According to one legend, "Valentine" actually sent the first 'valentine' greeting himself. While in prison, it is believed that Valentine fell in love with a young blind girl — she may have been his jailor's daughter — who visited him during his confinement.

In Great Britain, Valentine's Day began to be popularly celebrated around the seventeenth century. By the middle of the eighteenth century, it was common for friends and lovers in all social classes to exchange small tokens of affection or handwritten notes. At the end of the century, printed cards began to replace written letters thanks to improvements in printing technology. The Victorians frowned upon direct expressions of feeling, so ready-made cards were a perfect way for people to express their feelings. Cheaper postage rates also contributed to an increase in the popularity of sending Valentine's Day greetings. Americans probably began exchanging hand-made valentines in the early 1700s, though the first mass-produced valentines did not appear until the 1840's.
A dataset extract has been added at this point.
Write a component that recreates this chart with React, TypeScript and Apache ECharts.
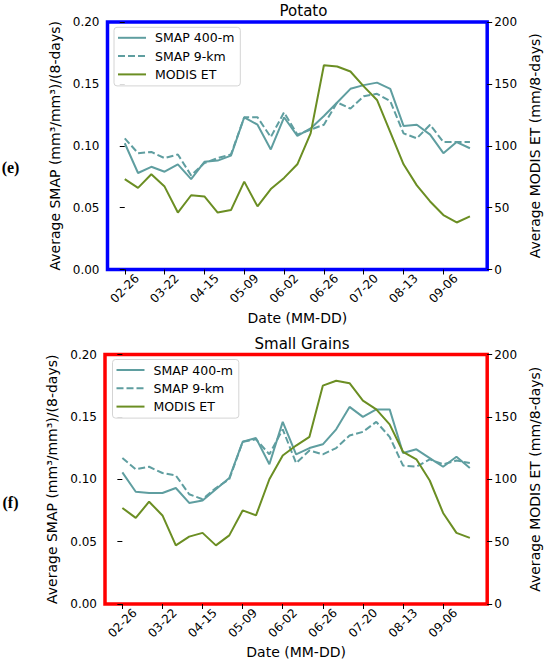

Raphael Tuck was a prolific designer of cards during the Victorian era. I've been collecting silk-fringed greeting cards for years, and the Tuck Valentines are my favorites among the many dozens I've amassed. Not surprisingly, because they are beautifully adorned with flowers!

Valentine's Day is celebrated every year all over the world on February 14, with flowers being the most popular gift by far.

Roses, especially red and pink roses, are the favorites of lovers on the Valentines Day since they have been a symbol of love right from the Victorian times. This may stem from the belief that the rose was the favorite flower of Venus, the goddess of love. But giving flowers as gifts began as far back as the 1700's when Charles II of Sweden introduced the Persian custom of the "language of flowers" to Europe.

Not surprisingly, men purchase the vast majority of flowers and candy for Valentine's Day. But, surveys have been conducted in the past that show men love being the recipients of flowers as well!